Disposal of Subordinated Loans of 77 Bank

Press Release

Date: June 22, 2015

  1. The 77 Bank, Ltd. (“77 Bank”) has recently made a request to the Resolution and Collection Corporation (“RCC”) for disposing (payment before the deadline) its subordinated loans lent by RCC in accordance with the Act on Special Measures for Strengthening Financial Functions (“the Financial Functions Strengthening Act”).
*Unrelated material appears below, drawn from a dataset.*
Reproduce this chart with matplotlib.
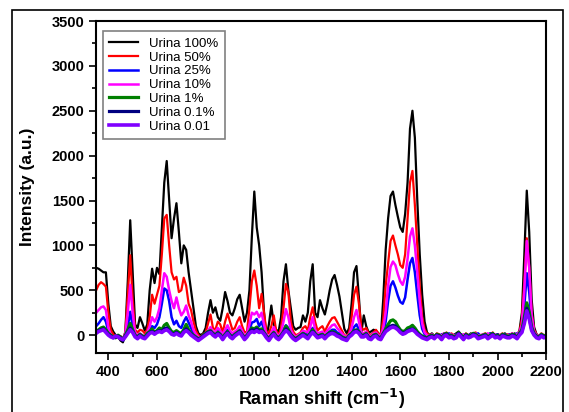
import numpy as np
import matplotlib
matplotlib.use('Agg')
import matplotlib.pyplot as plt
from matplotlib.ticker import MultipleLocator
from matplotlib.patches import Rectangle

plt.rcParams['font.family'] = ['Liberation Sans', 'DejaVu Sans']

# Raman shift grid (cm-1), one reading every 10 cm-1
shift = np.arange(350, 2201, 10)

urina_100 = [
    750, 740, 720, 700, 700, 350, 100, 40, 0, -20,
    -60, -80, 40, 600, 1280, 700, 120, 80, 200, 130,
    50, 120, 500, 740, 580, 750, 680, 1200, 1700, 1940,
    1500, 1080, 1300, 1470, 1150, 800, 1000, 950, 700, 500,
    300, 100, 20, 0, 20, 80, 250, 390, 250, 310,
    200, 160, 300, 480, 380, 250, 220, 300, 400, 450,
    300, 150, 250, 500, 1100, 1600, 1200, 1000, 700, 250,
    -20, 120, 330, 120, 60, 40, 200, 600, 790, 500,
    300, 100, 60, 80, 90, 220, 150, 250, 600, 790,
    250, 200, 390, 300, 230, 350, 500, 620, 670, 560,
    430, 250, 70, 20, 80, 350, 700, 770, 420, 30,
    220, 100, 30, 40, 60, 50, 20, -10, 400, 950,
    1300, 1550, 1600, 1450, 1320, 1200, 1150, 1350, 1700, 2300,
    2500, 2200, 1500, 900, 450, 150, 30, 0, 20, -10,
    10, -20, 0, 20, -10, 10, -30, 0, 20, 40,
    0, -20, 10, -10, 20, 0, -10, 10, -20, 0,
    10, -10, 20, 0, -20, 10, -10, 0, 20, -10,
    10, -10, 20, 0, 50, 250, 900, 1610, 1150, 400,
    90, 10, -20, 0, -10, 10,
]

urina_50 = [
    500, 560, 590, 570, 540, 250, 60, 10, -20, -30,
    -10, -40, 30, 450, 890, 400, 60, 30, 60, 50,
    20, 60, 200, 450, 350, 450, 550, 900, 1300, 1340,
    1000, 700, 620, 650, 480, 500, 640, 550, 350, 280,
    150, 50, 0, -20, 10, 30, 130, 230, 80, 60,
    150, 120, 30, 150, 240, 150, 60, 80, 150, 200,
    100, 30, 40, 300, 600, 720, 550, 300, 460, 250,
    40, 20, 100, 220, 50, 0, 80, 300, 570, 480,
    150, 40, 0, 10, 30, 80, 100, 50, 200, 310,
    150, 50, 80, 100, 40, 100, 150, 190, 200, 150,
    100, 50, 0, -10, 30, 200, 450, 540, 350, 80,
    60, 80, 20, 0, 30, 60, 20, 0, 180, 550,
    800, 1050, 1110, 1000, 900, 780, 750, 900, 1300, 1700,
    1830, 1450, 1000, 550, 200, 60, 20, 0, 10, -20,
    20, 10, -30, 0, 30, -10, 20, 0, -20, 30,
    10, -20, 20, 0, -10, 20, 30, 0, -20, 10,
    20, -10, 0, 30, -20, 10, 0, 20, -10, 10,
    0, 20, -10, 10, 40, 180, 600, 1080, 750, 250,
    60, 10, -10, 20, 0, -20,
]

urina_25 = [
    100, 130, 170, 200, 150, 40, 0, -20, -30, -10,
    -30, -50, 10, 100, 260, 100, 10, -10, 0, -20,
    -10, 10, 50, 100, 80, 120, 200, 350, 520, 500,
    380, 200, 120, 160, 100, 80, 150, 200, 140, 80,
    20, -10, -30, -40, 0, 20, 40, 60, 30, 20,
    50, 20, -10, 30, 60, 20, 0, 20, 40, 60,
    20, -30, 0, 60, 140, 150, 180, 100, 150, 60,
    0, -40, 10, 50, 0, -20, 10, 60, 110, 80,
    30, -10, -30, -10, 0, 30, 20, 0, 40, 80,
    30, 0, 10, 20, -10, 20, 40, 60, 60, 30,
    20, -10, -20, -40, 0, 30, 90, 120, 60, 0,
    10, 20, -10, -20, 0, 10, -10, -20, 30, 150,
    380, 550, 600, 530, 440, 370, 350, 420, 620, 800,
    860, 700, 450, 220, 70, 10, -10, -20, 0, -30,
    0, -20, 10, 0, -10, 20, 0, -20, 10, 0,
    10, -10, -20, 0, 10, -10, 0, 20, -10, -20,
    -10, 0, 20, -10, 0, 10, -20, 0, 10, -10,
    10, -10, 0, 20, 20, 80, 320, 690, 480, 140,
    30, 0, -20, 10, -10, 0,
]

urina_10 = [
    250, 280, 310, 320, 280, 80, 0, -20, -10, -30,
    -20, -40, 20, 250, 560, 250, 30, 0, 20, 0,
    -10, 30, 100, 200, 150, 200, 300, 500, 690, 650,
    500, 380, 300, 420, 300, 220, 260, 330, 220, 150,
    60, 10, -20, -30, 0, 20, 50, 90, 40, 40,
    80, 50, 10, 60, 110, 50, 20, 40, 60, 100,
    50, -10, 20, 120, 250, 230, 260, 200, 250, 120,
    10, -20, 30, 90, 20, -10, 30, 150, 290, 200,
    60, 10, -20, 0, 20, 50, 40, 30, 90, 200,
    60, 20, 30, 40, 10, 50, 80, 110, 120, 80,
    50, 20, -10, -20, 10, 80, 200, 280, 150, 30,
    20, 40, 0, -10, 20, 30, 0, -10, 80, 250,
    550, 760, 820, 780, 680, 600, 560, 650, 850, 1100,
    1190, 1000, 700, 380, 130, 30, 0, -10, 10, -20,
    10, -10, 0, 20, -20, 0, 10, -10, 0, 20,
    -10, 10, 0, -20, 10, 0, 20, -10, 0, 10,
    0, 20, -10, 0, 10, -20, 0, 10, -10, 0,
    0, 20, -10, 10, 30, 120, 500, 1050, 750, 220,
    40, 0, -10, 10, -20, 10,
]

urina_1 = [
    40, 60, 80, 90, 60, 20, 0, -20, -30, 0,
    -20, -50, 0, 60, 130, 60, 0, -20, 10, -10,
    -20, 20, 40, 70, 30, 50, 80, 60, 110, 130,
    80, 40, 30, 50, 30, 20, 60, 120, 60, 20,
    0, -20, -40, -30, 0, 20, 40, 50, 20, 0,
    30, 10, -30, 10, 40, 0, -20, 10, 30, 50,
    10, -30, 0, 40, 80, 70, 90, 60, 70, 30,
    -10, -40, 0, 30, -10, -30, 0, 40, 100, 60,
    10, -20, -40, -20, 0, 20, 0, -20, 20, 60,
    20, -10, 0, 10, -20, 10, 30, 40, 30, 10,
    0, -20, -30, -40, 0, 20, 50, 60, 40, 0,
    0, 20, -20, -30, 0, 10, -20, -30, 20, 70,
    120, 160, 170, 150, 100, 60, 40, 50, 80, 90,
    110, 80, 40, 10, -10, -20, -30, -10, 0, -20,
    10, 0, -30, 10, 20, -10, 0, -20, -10, 30,
    0, -30, 10, -10, 0, 20, 10, -20, -10, 0,
    10, -20, 0, 20, -10, 0, -20, 10, 0, -10,
    -10, 10, 0, -20, 20, 60, 200, 360, 260, 90,
    20, -10, -20, 10, -10, 0,
]

urina_01 = [
    30, 50, 60, 70, 40, 10, -10, -30, -20, -10,
    -30, -60, -10, 30, 80, 40, -10, -30, 0, -20,
    -30, 0, 30, 40, 20, 40, 50, 40, 70, 80,
    50, 20, 10, 30, 10, 0, 40, 70, 40, 10,
    -10, -30, -50, -30, -10, 10, 30, 40, 10, -10,
    20, 0, -40, 0, 30, -10, -30, 0, 20, 40,
    0, -40, -10, 30, 60, 50, 70, 40, 50, 20,
    -20, -50, -10, 20, -20, -40, -10, 30, 70, 40,
    0, -30, -50, -30, -10, 10, -10, -30, 10, 40,
    10, -20, -10, 0, -30, 0, 20, 30, 20, 0,
    -10, -30, -40, -50, -10, 10, 40, 50, 30, -10,
    -10, 10, -30, -40, -10, 0, -30, -40, 10, 50,
    80, 100, 110, 100, 70, 40, 20, 30, 50, 60,
    70, 50, 20, 0, -20, -30, -40, -20, -10, -30,
    0, -10, -40, 0, 10, -20, -10, -30, -20, 20,
    -10, -40, 0, -20, -10, 10, 0, -30, -20, -10,
    0, -30, -10, 10, -20, -10, -30, 0, -10, -20,
    -20, 0, -10, -30, 10, 40, 150, 300, 200, 60,
    10, -20, -30, 0, -20, -10,
]

urina_001 = [
    20, 40, 50, 60, 30, 0, -20, -30, -10, -20,
    -40, -50, -20, 20, 60, 30, -20, -40, -10, -30,
    -40, -10, 20, 30, 10, 30, 40, 30, 50, 60,
    40, 10, 0, 20, 0, -10, 30, 50, 30, 0,
    -20, -40, -60, -40, -20, 0, 20, 30, 0, -20,
    10, -10, -50, -10, 20, -20, -40, -10, 10, 30,
    -10, -50, -20, 20, 40, 30, 50, 30, 40, 10,
    -30, -60, -20, 10, -30, -50, -20, 20, 50, 30,
    -10, -40, -60, -40, -20, 0, -20, -40, 0, 30,
    0, -30, -20, -10, -40, -10, 10, 20, 10, -10,
    -20, -40, -50, -60, -20, 0, 30, 40, 20, -20,
    -20, 0, -40, -50, -20, -10, -40, -50, 0, 40,
    60, 80, 90, 80, 60, 30, 10, 20, 40, 50,
    60, 40, 10, -10, -30, -40, -50, -30, -20, -40,
    -10, -20, -50, -10, 0, -30, -20, -40, -30, 10,
    -20, -50, -10, -30, -20, 0, -10, -40, -30, -20,
    -10, -40, -20, 0, -30, -20, -40, -10, -20, -30,
    -30, -10, -20, -40, 0, 30, 130, 270, 180, 50,
    0, -30, -40, -10, -30, -20,
]

labels = ['Urina 100%', 'Urina 50%', 'Urina 25%', 'Urina 10%',
          'Urina 1%', 'Urina 0.1%', 'Urina 0.01']
series = [urina_100, urina_50, urina_25, urina_10, urina_1, urina_01, urina_001]
colors = ['#000000', '#ff0000', '#0000ff', '#ff00ff', '#008000', '#000080', '#8000ff']
widths = [1.6, 1.6, 1.8, 1.8, 2.3, 2.3, 2.6]

fig = plt.figure(figsize=(5.69, 4.12), dpi=100)
ax = fig.add_axes([0.169, 0.143, 0.791, 0.806])

for y, c, lw, lab in zip(series, colors, widths, labels):
    ax.plot(shift, y, color=c, lw=lw, label=lab)

ax.set_xlim(350, 2200)
ax.set_ylim(-200, 3500)
ax.xaxis.set_major_locator(MultipleLocator(200))
ax.xaxis.set_minor_locator(MultipleLocator(100))
ax.yaxis.set_major_locator(MultipleLocator(500))
ax.yaxis.set_minor_locator(MultipleLocator(250))
ax.tick_params(which='both', direction='out', width=1.2)
ax.tick_params(which='major', length=5, labelsize=10.5)
ax.tick_params(which='minor', length=3)
for lbl in ax.get_xticklabels() + ax.get_yticklabels():
    lbl.set_fontweight('bold')
for sp in ax.spines.values():
    sp.set_linewidth(1.5)

ax.set_xlabel('Raman shift (cm$^{\\mathbf{-1}}$)', fontsize=13, fontweight='bold', labelpad=6)
ax.set_ylabel('Intensity (a.u.)', fontsize=12.5, fontweight='bold', labelpad=12)

leg = ax.legend(loc='upper left', bbox_to_anchor=(0.0, 0.99), fontsize=9.5,
                handlelength=2.2, labelspacing=0.12, borderpad=0.5,
                fancybox=False, framealpha=1, edgecolor='#808080')
leg.get_frame().set_linewidth(1.2)

# outer frame around the whole picture
fig.patches.append(Rectangle((12 / 569, -0.01), 551 / 569, 1 - 10 / 412 + 0.01,
                             transform=fig.transFigure, fill=False,
                             edgecolor='black', lw=1.2))

fig.savefig('out.png', dpi=100)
The Deposit Insurance Corporation of Japan (“DICJ”) has been requested to approve the disposal from the RCC.
  2. The DICJ considered the disposal based on its “Immediate Guideline for Disposal of Preferred Shares and other Capital-Raising Instruments Acquired through Capital Injection with Public Funds” announced in October 2005, and did not find any special problems in view of the following:
    • The soundness of management of the financial institution;
    • Avoiding public costs; and
    • Financial system stability.
    Therefore the DICJ made an application for disposal of subordinated loans to the Commissioner of the Financial Service Agency and the Minister of Finance, and the application was approved today.
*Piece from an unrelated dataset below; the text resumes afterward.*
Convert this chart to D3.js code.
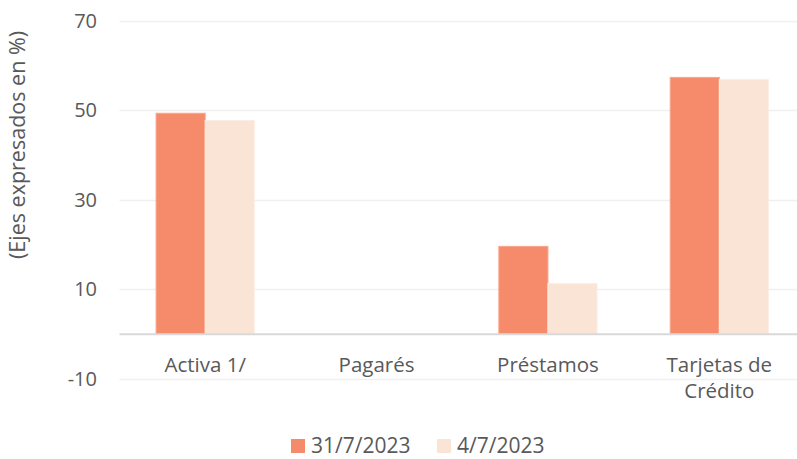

  3. This disposal of subordinated loans, which is outlined as below, will result in full repayment of public funds injected into 77 Bank.
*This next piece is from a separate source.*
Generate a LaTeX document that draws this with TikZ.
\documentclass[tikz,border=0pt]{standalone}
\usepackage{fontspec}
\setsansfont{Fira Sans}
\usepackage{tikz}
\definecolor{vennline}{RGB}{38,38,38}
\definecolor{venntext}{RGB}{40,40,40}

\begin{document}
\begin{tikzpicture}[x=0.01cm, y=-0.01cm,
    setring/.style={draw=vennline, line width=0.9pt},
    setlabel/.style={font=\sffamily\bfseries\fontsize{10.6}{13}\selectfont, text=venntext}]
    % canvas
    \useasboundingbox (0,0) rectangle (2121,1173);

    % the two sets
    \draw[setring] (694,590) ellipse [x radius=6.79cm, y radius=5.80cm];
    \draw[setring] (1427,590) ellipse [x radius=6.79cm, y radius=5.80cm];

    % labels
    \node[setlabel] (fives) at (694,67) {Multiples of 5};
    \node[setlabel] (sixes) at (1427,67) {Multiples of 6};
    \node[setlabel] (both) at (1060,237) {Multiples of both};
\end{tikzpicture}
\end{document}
Outline of the related subordinated loans
Name Subordinated Loans with Deadline
Laws and regulations that becomes the basis The Act on Special Measures for Strengthening Financial Functions
Loan Date December 28, 2011
Loan amount ¥20 billion
Date of repayment March 31, 2022
Approved rate Funding cost as an annualized rate of preferred dividend announced by the DICJ in each fiscal year.  However, 12-month Japanese Yen TIBOR or 8%, whichever lower will be used as a cap rate.